1. Where does complexity-aware monitoring fit in USAID’s Program Cycle?
Complexity-aware monitoring (C-AM) is a responsive approach, and it can be implemented at several points in the Program Cycle. We envision that it will be particularly helpful to think about C-AM at the project design and monitoring and evaluation (M&E) planning and updating phases, at the completion of a Country Development Cooperation Strategy (CDCS) process, or if things are changing and you’re in need of adaptive management (the “learning and adapting” phase of the Program Cycle). These times are all appropriate for C-AM implementation, although no time is prohibitive.
2. How can we incorporate learning into adaptive management given USAID's procurement rigidity? What's the link with C-AM?
This is a really important question, and we'd like to correct a common misunderstanding: the procurement system is probably not as rigid as you may think. In our experience, contracts officers vary; but we're often very impressed with how forward thinking USAID's contracts officers are, particularly when the program's goals and expectations are clearly explained. If you discuss your needs openly, chances are there's a solution available to you. Adaptive management requires flexibility, and C-AM helps to provide the timely monitoring data to help inform this flexibility.
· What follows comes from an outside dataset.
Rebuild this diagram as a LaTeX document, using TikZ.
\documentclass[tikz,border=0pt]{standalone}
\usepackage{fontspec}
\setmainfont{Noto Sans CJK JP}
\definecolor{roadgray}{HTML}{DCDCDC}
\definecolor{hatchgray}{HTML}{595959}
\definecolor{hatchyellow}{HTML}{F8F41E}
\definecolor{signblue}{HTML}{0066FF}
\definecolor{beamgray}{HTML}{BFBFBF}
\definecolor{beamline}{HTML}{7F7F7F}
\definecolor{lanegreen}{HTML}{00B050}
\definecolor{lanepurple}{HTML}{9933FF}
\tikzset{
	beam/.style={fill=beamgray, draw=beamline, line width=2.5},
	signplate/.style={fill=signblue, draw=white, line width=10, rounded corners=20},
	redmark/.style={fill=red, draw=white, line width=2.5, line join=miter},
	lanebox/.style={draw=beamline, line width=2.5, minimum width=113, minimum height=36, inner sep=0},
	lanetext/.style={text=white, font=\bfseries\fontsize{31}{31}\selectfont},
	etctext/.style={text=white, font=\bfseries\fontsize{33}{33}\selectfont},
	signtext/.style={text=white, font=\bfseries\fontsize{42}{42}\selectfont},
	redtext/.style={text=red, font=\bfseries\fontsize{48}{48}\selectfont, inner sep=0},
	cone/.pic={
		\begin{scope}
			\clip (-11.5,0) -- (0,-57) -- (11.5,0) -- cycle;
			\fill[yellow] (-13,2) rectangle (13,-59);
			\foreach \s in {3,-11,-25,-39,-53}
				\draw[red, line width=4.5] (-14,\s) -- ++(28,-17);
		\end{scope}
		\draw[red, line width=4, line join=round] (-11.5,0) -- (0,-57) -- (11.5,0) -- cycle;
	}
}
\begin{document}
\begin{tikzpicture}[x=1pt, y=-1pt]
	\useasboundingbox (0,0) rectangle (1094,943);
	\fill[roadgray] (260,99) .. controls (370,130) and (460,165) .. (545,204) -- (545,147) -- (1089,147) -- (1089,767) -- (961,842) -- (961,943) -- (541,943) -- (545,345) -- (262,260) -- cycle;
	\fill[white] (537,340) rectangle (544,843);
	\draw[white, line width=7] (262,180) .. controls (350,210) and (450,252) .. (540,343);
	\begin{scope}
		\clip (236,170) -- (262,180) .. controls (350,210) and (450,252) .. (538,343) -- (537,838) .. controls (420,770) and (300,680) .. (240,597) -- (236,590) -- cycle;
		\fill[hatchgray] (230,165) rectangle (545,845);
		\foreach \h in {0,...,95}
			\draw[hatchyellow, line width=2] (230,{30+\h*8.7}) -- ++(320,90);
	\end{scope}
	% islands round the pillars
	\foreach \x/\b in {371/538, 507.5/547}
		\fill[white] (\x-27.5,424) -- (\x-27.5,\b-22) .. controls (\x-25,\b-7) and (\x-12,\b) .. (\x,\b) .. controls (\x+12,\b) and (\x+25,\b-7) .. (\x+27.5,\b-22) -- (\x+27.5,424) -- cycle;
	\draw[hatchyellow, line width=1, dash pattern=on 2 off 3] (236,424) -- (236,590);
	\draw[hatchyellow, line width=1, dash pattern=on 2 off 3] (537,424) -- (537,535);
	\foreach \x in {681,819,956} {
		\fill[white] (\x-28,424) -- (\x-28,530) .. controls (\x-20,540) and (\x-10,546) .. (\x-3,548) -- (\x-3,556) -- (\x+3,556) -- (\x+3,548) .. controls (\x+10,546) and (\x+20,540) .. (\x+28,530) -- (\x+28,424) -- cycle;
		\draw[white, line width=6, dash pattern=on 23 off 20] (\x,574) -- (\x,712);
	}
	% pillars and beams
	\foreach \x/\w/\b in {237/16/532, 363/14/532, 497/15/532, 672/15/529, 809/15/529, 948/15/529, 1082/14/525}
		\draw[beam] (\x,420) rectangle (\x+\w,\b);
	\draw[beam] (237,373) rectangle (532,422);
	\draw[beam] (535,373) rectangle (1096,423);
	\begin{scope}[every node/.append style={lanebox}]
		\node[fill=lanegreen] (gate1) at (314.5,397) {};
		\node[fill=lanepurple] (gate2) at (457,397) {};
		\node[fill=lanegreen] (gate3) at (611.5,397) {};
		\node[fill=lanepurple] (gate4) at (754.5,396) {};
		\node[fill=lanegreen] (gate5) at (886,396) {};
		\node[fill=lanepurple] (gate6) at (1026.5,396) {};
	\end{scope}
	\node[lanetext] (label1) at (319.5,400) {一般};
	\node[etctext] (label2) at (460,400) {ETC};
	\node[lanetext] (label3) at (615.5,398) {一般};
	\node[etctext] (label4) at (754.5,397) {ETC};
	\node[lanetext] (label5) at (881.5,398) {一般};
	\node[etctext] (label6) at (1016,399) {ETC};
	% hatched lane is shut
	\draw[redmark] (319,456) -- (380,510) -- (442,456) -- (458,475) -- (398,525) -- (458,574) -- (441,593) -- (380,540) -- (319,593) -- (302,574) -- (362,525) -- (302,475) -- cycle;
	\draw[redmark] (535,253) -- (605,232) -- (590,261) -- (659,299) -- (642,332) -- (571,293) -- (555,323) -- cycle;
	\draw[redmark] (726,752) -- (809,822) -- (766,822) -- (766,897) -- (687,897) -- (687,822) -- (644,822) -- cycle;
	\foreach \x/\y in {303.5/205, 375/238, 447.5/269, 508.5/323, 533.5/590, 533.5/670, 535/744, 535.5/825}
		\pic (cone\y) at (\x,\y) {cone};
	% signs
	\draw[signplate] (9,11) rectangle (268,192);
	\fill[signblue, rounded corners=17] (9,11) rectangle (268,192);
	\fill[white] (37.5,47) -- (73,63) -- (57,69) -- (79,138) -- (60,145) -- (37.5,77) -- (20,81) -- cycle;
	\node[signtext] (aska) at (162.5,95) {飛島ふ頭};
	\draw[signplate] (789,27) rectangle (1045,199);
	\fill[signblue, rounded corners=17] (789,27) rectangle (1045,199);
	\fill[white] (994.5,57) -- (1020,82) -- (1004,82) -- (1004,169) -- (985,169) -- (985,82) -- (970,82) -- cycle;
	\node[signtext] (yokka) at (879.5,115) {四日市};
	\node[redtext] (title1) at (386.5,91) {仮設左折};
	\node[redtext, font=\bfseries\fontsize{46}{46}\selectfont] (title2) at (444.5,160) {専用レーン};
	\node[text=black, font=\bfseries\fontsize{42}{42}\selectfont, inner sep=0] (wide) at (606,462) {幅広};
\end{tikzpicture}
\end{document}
USAID employees can find additional guidance on Programnet, including a brief that identifies a few procurement mechanisms which are inherently more flexible options. USAID staff can download the brief here.
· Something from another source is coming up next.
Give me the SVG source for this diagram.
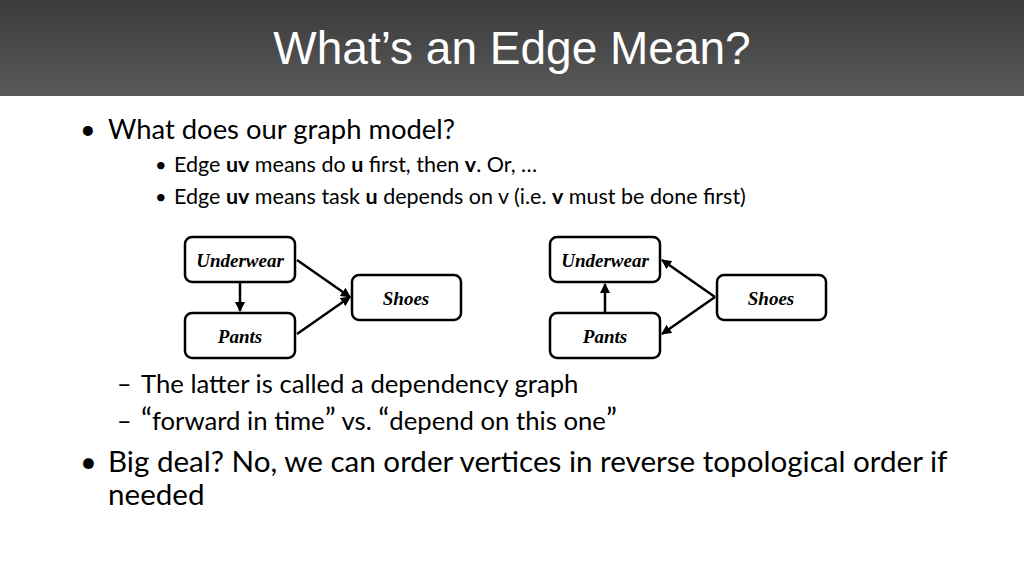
<svg xmlns="http://www.w3.org/2000/svg" width="1024" height="576" viewBox="0 0 1024 576">
<defs>
<linearGradient id="hg" x1="0" y1="0" x2="0" y2="1"><stop offset="0" stop-color="#3a3a3a"/><stop offset="1" stop-color="#5a5a5a"/></linearGradient>
<marker id="ah" viewBox="0 0 10 10" refX="9" refY="5" markerWidth="4" markerHeight="4" orient="auto-start-reverse"><path d="M0,0 L10,5 L0,10 z" fill="#000"/></marker>
<style>
.t{font-family:Lato,"Open Sans",sans-serif;fill:#000}
.n rect{fill:#fff;stroke:#000;stroke-width:2.5}
.n text{font-family:"Liberation Serif",serif;font-weight:bold;font-style:italic;font-size:19px;text-anchor:middle}
.c line{stroke:#000;stroke-width:2.5;marker-end:url(#ah)}
</style>
</defs>
<rect width="1024" height="576" fill="#fff"/>
<rect width="1024" height="96" fill="url(#hg)"/>
<text x="512" y="64" text-anchor="middle" font-family="Liberation Sans,sans-serif" font-size="46" fill="#fff">What’s an Edge Mean?</text>
<text class="t" x="80" y="139" font-size="27">•</text>
<text class="t" x="108" y="139" font-size="27.4">What does our graph model?</text>
<text class="t" x="155" y="172" font-size="20">•</text>
<text class="t" x="174" y="172" font-size="21.5">Edge <tspan font-weight="bold">uv</tspan> means do <tspan font-weight="bold">u</tspan> first, then <tspan font-weight="bold">v</tspan>.  Or, …</text>
<text class="t" x="155" y="204" font-size="20">•</text>
<text class="t" x="174" y="204" font-size="21.5">Edge <tspan font-weight="bold">uv</tspan> means task <tspan font-weight="bold">u</tspan> depends on v (i.e. <tspan font-weight="bold">v</tspan> must be done first)</text>
<g id="L-under" class="n"><rect x="185" y="237" width="110" height="45" rx="7"/><text x="240" y="267">Underwear</text></g>
<g id="L-shoes" class="n"><rect x="352" y="275" width="109" height="45" rx="7"/><text x="406" y="305">Shoes</text></g>
<g id="L-pants" class="n"><rect x="185" y="313" width="110" height="45" rx="7"/><text x="240" y="343">Pants</text></g>
<g id="R-under" class="n"><rect x="550" y="237" width="110" height="45" rx="7"/><text x="605" y="267">Underwear</text></g>
<g id="R-shoes" class="n"><rect x="717" y="275" width="109" height="45" rx="7"/><text x="771" y="305">Shoes</text></g>
<g id="R-pants" class="n"><rect x="550" y="313" width="110" height="45" rx="7"/><text x="605" y="343">Pants</text></g>
<g id="connectors" class="c">
<line x1="240" y1="282" x2="240" y2="311"/>
<line x1="297" y1="260" x2="350" y2="297"/>
<line x1="297" y1="334" x2="350" y2="297"/>
<line x1="605" y1="313" x2="605" y2="284"/>
<line x1="715" y1="297" x2="662" y2="260"/>
<line x1="715" y1="297" x2="662" y2="334"/>
</g>
<text class="t" x="117" y="393" font-size="25">–</text>
<text class="t" x="141" y="393" font-size="25.7">The latter is called a dependency graph</text>
<text class="t" x="117" y="430" font-size="25">–</text>
<text class="t" x="141" y="430" font-size="25.7"><tspan font-size="30">“</tspan>forward in time<tspan font-size="30">”</tspan> vs. <tspan font-size="30">“</tspan>depend on this one<tspan font-size="30">”</tspan></text>
<text class="t" x="80" y="472" font-size="29">•</text>
<text class="t" x="108" y="472" font-size="29.6">Big deal? No, we can order vertices in reverse topological order if</text>
<text class="t" x="108" y="505" font-size="29.6">needed</text>
</svg>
3. Can complexity-aware monitoring be incorporated into the usual USAID trainings (Programming Foreign Assistance, Project Design and Management, Evaluation), where appropriate?
As we learn more during our trials and start to build a body of evidence, we will incorporate our findings into relevant trainings.
1. Which projects were selected for the complexity-aware monitoring trials?
First and foremost, we looked for partners who have identified a monitoring need related to a complex aspect of their project. A project may have been a good candidate if performance monitoring wasn't meeting information needs because of any of the following:
- Cause and effect relationships are poorly understood, thereby making it difficult to identify solutions and draft detailed implementation plans in advance
- Expected results require revision to take advantage of new needs and opportunities
- Adaptive management is necessary to steer effectively in a dynamic context
- The purpose of the project is to influence social change or create a new solution to an intractable problem
2. What is the ideal time to consider applying complexity-aware monitoring in a project—in the design stage or during implementation?
Complexity-aware monitoring can be implemented at any point in the Program Cycle. However, for the purposes of these trials, we are looking for projects that are already operational and that have a current monitoring need. For those of you who are still at the project design stage, we would love to talk about incorporating complexity-aware monitoring into your project or activity M&E plan. After the project is running, you may then be an ideal partner for us in a later phase of the trials.
3. Where can I find examples of complexity-aware monitoring in USAID?
Most of the promising approaches on trial are backed by a significant body of theory and practice, but they had not previously been used to monitor USAID strategies and projects. The purpose of these trials was to generate a body of knowledge about the benefits of these approaches, and what supports their use, and under what conditions.
4. Why trials? Why not just provide manuals on new monitoring approaches?
When we talked to M&E innovators in the Agency, we found that they struggled with some common challenges including:
- Selecting an appropriate M&E approach to meet their information needs and suit the project and its context
- Understanding which adjustments to the M&E approach facilitate use and which ones compromise data in the application of the M&E approach
The trials were designed to help innovators address these challenges, plus capture the learning so that others can also benefit.
5. What is a typical timeline for a trial? How long did the trials take?
The trials were designed to cover the entire monitoring cycle from design to use of data. A trial beganwith a collaborative process to identify a monitoring need and select the most appropriate approach, continues through planning, preparation, training, and actual monitoring, and ended when the data informs decision making. Many partners required support for approximately one year. However, some approaches took less time.
6. What were the time and resource requirements required from trial partners?
Time and resource requirements for each trial depended on the project’s monitoring need and the approach selected to meet that need. The five recommended approaches offered a range of resource thresholds, our goal was to help partners find the right balance between the usefulness of the information with the effort and cost to obtain it. There are very real time and resource (e.g. LOE, funding) constraints on potential partners, and we developed plans that fits within partner's available capacities.
7. What kind of support and technical assistance were provided?
Support to trial partners from the Office of Learning, Evaluation, and Research (LER) began during start-up. The Complexity-Aware M&E Team helped partners identify how monitoring data can support adaptive management of your project in complexity. Then, LER worked with partners to select the most appropriate monitoring approach. LER’s Resource Panel of international experts assisted with the design of the trial. After the trial launched, an expert provided tailored technical assistance on application of the monitoring approach. Each trial convened a Learning Circle that supported the use of the monitoring approach for the purpose of serving the project’s monitoring needs. Other members of the Learning Circle—including implementing partner representatives, USAID staff from the relevant USAID Mission or Operating Unit, members of the LER Office—collaborated to problem-solve and ensured that the trial produces useful data that meets the project’s monitoring needs.